** BEGIN **

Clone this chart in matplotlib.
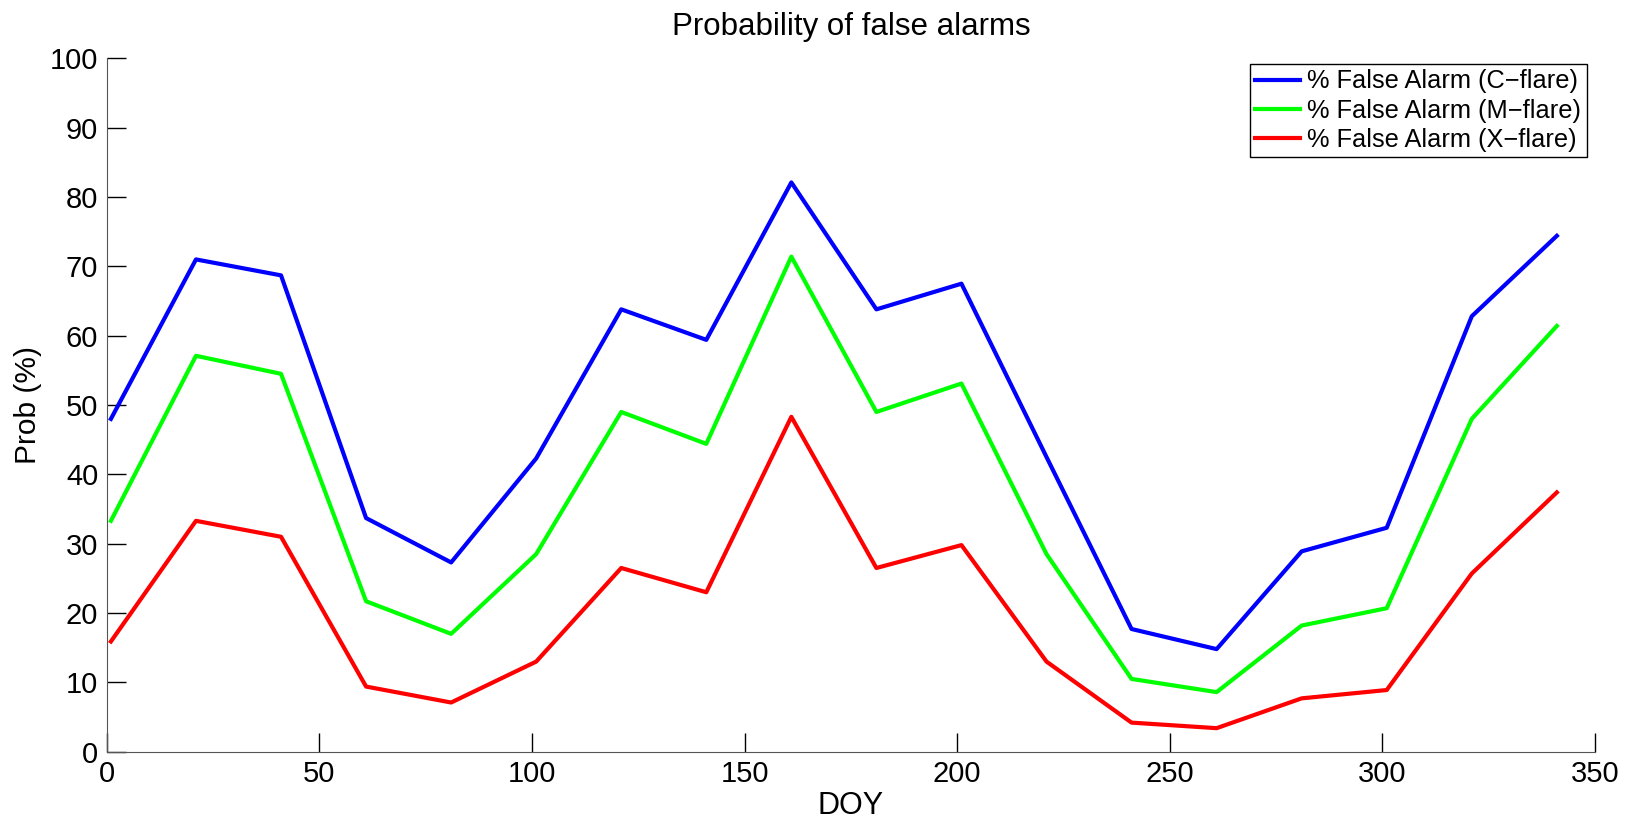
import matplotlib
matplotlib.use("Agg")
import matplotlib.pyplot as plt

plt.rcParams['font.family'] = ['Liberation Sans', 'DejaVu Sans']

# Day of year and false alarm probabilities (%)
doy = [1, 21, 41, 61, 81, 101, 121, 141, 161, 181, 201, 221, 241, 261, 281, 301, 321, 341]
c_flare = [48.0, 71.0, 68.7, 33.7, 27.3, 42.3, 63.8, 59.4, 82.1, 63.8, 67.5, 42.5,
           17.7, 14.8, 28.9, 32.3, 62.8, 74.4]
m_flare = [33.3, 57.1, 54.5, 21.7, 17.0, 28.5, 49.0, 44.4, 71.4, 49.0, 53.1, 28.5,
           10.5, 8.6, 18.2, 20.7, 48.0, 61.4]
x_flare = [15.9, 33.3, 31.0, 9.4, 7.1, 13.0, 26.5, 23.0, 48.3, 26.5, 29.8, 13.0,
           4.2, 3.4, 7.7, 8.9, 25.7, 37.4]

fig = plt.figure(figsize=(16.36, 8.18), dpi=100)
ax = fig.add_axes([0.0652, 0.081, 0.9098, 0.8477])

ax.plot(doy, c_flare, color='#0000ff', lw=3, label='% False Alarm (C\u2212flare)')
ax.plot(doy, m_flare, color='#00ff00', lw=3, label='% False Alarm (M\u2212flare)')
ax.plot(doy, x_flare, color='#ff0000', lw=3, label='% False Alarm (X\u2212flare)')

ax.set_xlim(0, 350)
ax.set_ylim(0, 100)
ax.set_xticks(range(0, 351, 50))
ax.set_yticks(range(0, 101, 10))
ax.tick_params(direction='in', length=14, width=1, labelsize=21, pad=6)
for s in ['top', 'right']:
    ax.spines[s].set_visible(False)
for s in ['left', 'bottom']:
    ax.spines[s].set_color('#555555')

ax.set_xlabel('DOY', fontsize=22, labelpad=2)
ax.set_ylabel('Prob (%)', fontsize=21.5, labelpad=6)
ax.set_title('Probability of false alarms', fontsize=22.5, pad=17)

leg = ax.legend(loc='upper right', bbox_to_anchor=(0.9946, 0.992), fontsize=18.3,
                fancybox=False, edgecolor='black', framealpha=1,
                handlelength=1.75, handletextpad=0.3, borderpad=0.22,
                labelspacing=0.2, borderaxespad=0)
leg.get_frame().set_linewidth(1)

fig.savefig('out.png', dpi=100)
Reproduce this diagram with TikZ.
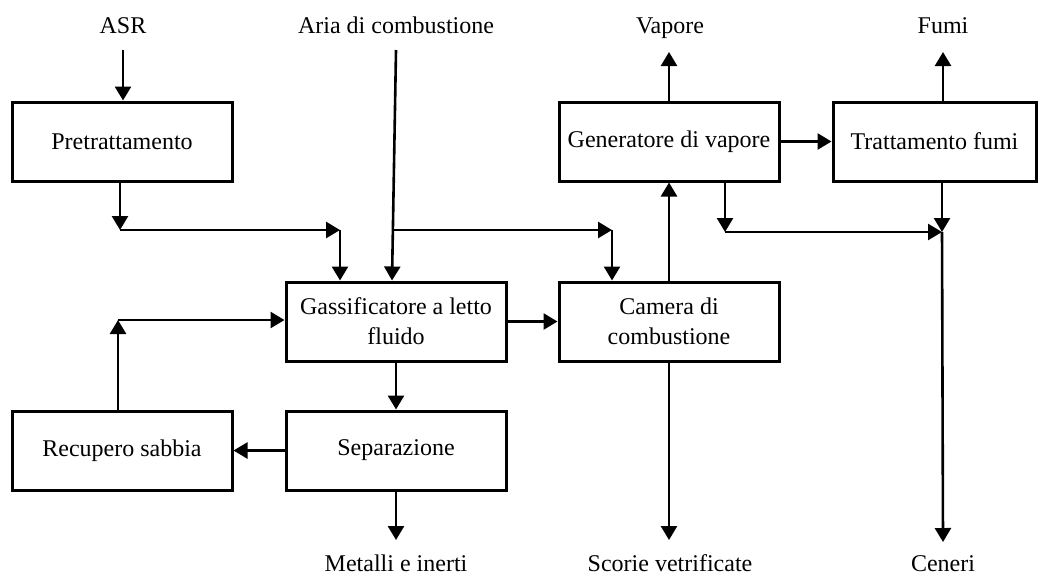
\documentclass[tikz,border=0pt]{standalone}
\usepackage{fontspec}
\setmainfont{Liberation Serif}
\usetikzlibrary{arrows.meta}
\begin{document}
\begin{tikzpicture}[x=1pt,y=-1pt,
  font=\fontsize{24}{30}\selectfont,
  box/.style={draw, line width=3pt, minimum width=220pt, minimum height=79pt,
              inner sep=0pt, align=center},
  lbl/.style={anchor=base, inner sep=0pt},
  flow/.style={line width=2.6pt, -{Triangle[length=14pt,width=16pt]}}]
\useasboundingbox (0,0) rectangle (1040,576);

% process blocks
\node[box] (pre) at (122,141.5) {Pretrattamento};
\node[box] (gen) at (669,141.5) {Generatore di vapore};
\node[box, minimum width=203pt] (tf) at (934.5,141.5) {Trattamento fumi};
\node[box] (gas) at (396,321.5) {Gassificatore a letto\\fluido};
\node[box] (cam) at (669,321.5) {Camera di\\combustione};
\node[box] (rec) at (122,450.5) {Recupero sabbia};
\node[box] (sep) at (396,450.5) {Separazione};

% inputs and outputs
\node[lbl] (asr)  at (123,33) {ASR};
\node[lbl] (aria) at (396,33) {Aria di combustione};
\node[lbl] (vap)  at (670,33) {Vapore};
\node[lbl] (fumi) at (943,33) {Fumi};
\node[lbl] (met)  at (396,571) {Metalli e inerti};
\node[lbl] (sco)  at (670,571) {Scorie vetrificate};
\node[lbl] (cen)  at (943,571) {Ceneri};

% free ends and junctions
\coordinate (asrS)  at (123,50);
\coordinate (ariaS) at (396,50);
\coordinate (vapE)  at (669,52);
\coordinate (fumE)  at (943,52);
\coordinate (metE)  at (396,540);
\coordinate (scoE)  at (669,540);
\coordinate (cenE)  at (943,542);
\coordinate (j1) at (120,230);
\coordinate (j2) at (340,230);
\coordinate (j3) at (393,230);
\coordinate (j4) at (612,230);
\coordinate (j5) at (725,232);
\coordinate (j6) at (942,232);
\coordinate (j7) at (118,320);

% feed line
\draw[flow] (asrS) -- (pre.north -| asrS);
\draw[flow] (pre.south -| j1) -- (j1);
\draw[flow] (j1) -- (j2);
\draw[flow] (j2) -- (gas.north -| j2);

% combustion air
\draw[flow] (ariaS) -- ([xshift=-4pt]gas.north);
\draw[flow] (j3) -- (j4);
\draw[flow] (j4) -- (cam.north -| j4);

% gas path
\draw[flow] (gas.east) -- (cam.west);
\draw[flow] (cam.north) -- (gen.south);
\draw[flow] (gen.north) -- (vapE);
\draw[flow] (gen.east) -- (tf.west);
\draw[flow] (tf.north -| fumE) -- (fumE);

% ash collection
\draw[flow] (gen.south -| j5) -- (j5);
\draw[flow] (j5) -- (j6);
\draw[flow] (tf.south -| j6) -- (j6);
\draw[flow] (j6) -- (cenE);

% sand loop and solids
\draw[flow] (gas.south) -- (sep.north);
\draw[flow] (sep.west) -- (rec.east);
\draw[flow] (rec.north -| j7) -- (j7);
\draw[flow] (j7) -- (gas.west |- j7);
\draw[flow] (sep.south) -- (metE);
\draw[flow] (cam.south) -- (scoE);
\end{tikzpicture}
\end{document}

** END **

- _Aim_: Leave the pictures out, and transcribe each of the records exactly.

- _The response_:
Clone this chart in matplotlib.
import matplotlib
matplotlib.use("Agg")
import matplotlib.pyplot as plt

plt.rcParams['font.family'] = ['Liberation Sans', 'DejaVu Sans']

# Day of year and false alarm probabilities (%)
doy = [1, 21, 41, 61, 81, 101, 121, 141, 161, 181, 201, 221, 241, 261, 281, 301, 321, 341]
c_flare = [48.0, 71.0, 68.7, 33.7, 27.3, 42.3, 63.8, 59.4, 82.1, 63.8, 67.5, 42.5,
           17.7, 14.8, 28.9, 32.3, 62.8, 74.4]
m_flare = [33.3, 57.1, 54.5, 21.7, 17.0, 28.5, 49.0, 44.4, 71.4, 49.0, 53.1, 28.5,
           10.5, 8.6, 18.2, 20.7, 48.0, 61.4]
x_flare = [15.9, 33.3, 31.0, 9.4, 7.1, 13.0, 26.5, 23.0, 48.3, 26.5, 29.8, 13.0,
           4.2, 3.4, 7.7, 8.9, 25.7, 37.4]

fig = plt.figure(figsize=(16.36, 8.18), dpi=100)
ax = fig.add_axes([0.0652, 0.081, 0.9098, 0.8477])

ax.plot(doy, c_flare, color='#0000ff', lw=3, label='% False Alarm (C\u2212flare)')
ax.plot(doy, m_flare, color='#00ff00', lw=3, label='% False Alarm (M\u2212flare)')
ax.plot(doy, x_flare, color='#ff0000', lw=3, label='% False Alarm (X\u2212flare)')

ax.set_xlim(0, 350)
ax.set_ylim(0, 100)
ax.set_xticks(range(0, 351, 50))
ax.set_yticks(range(0, 101, 10))
ax.tick_params(direction='in', length=14, width=1, labelsize=21, pad=6)
for s in ['top', 'right']:
    ax.spines[s].set_visible(False)
for s in ['left', 'bottom']:
    ax.spines[s].set_color('#555555')

ax.set_xlabel('DOY', fontsize=22, labelpad=2)
ax.set_ylabel('Prob (%)', fontsize=21.5, labelpad=6)
ax.set_title('Probability of false alarms', fontsize=22.5, pad=17)

leg = ax.legend(loc='upper right', bbox_to_anchor=(0.9946, 0.992), fontsize=18.3,
                fancybox=False, edgecolor='black', framealpha=1,
                handlelength=1.75, handletextpad=0.3, borderpad=0.22,
                labelspacing=0.2, borderaxespad=0)
leg.get_frame().set_linewidth(1)

fig.savefig('out.png', dpi=100)
Reproduce this diagram with TikZ.
\documentclass[tikz,border=0pt]{standalone}
\usepackage{fontspec}
\setmainfont{Liberation Serif}
\usetikzlibrary{arrows.meta}
\begin{document}
\begin{tikzpicture}[x=1pt,y=-1pt,
  font=\fontsize{24}{30}\selectfont,
  box/.style={draw, line width=3pt, minimum width=220pt, minimum height=79pt,
              inner sep=0pt, align=center},
  lbl/.style={anchor=base, inner sep=0pt},
  flow/.style={line width=2.6pt, -{Triangle[length=14pt,width=16pt]}}]
\useasboundingbox (0,0) rectangle (1040,576);

% process blocks
\node[box] (pre) at (122,141.5) {Pretrattamento};
\node[box] (gen) at (669,141.5) {Generatore di vapore};
\node[box, minimum width=203pt] (tf) at (934.5,141.5) {Trattamento fumi};
\node[box] (gas) at (396,321.5) {Gassificatore a letto\\fluido};
\node[box] (cam) at (669,321.5) {Camera di\\combustione};
\node[box] (rec) at (122,450.5) {Recupero sabbia};
\node[box] (sep) at (396,450.5) {Separazione};

% inputs and outputs
\node[lbl] (asr)  at (123,33) {ASR};
\node[lbl] (aria) at (396,33) {Aria di combustione};
\node[lbl] (vap)  at (670,33) {Vapore};
\node[lbl] (fumi) at (943,33) {Fumi};
\node[lbl] (met)  at (396,571) {Metalli e inerti};
\node[lbl] (sco)  at (670,571) {Scorie vetrificate};
\node[lbl] (cen)  at (943,571) {Ceneri};

% free ends and junctions
\coordinate (asrS)  at (123,50);
\coordinate (ariaS) at (396,50);
\coordinate (vapE)  at (669,52);
\coordinate (fumE)  at (943,52);
\coordinate (metE)  at (396,540);
\coordinate (scoE)  at (669,540);
\coordinate (cenE)  at (943,542);
\coordinate (j1) at (120,230);
\coordinate (j2) at (340,230);
\coordinate (j3) at (393,230);
\coordinate (j4) at (612,230);
\coordinate (j5) at (725,232);
\coordinate (j6) at (942,232);
\coordinate (j7) at (118,320);

% feed line
\draw[flow] (asrS) -- (pre.north -| asrS);
\draw[flow] (pre.south -| j1) -- (j1);
\draw[flow] (j1) -- (j2);
\draw[flow] (j2) -- (gas.north -| j2);

% combustion air
\draw[flow] (ariaS) -- ([xshift=-4pt]gas.north);
\draw[flow] (j3) -- (j4);
\draw[flow] (j4) -- (cam.north -| j4);

% gas path
\draw[flow] (gas.east) -- (cam.west);
\draw[flow] (cam.north) -- (gen.south);
\draw[flow] (gen.north) -- (vapE);
\draw[flow] (gen.east) -- (tf.west);
\draw[flow] (tf.north -| fumE) -- (fumE);

% ash collection
\draw[flow] (gen.south -| j5) -- (j5);
\draw[flow] (j5) -- (j6);
\draw[flow] (tf.south -| j6) -- (j6);
\draw[flow] (j6) -- (cenE);

% sand loop and solids
\draw[flow] (gas.south) -- (sep.north);
\draw[flow] (sep.west) -- (rec.east);
\draw[flow] (rec.north -| j7) -- (j7);
\draw[flow] (j7) -- (gas.west |- j7);
\draw[flow] (sep.south) -- (metE);
\draw[flow] (cam.south) -- (scoE);
\end{tikzpicture}
\end{document}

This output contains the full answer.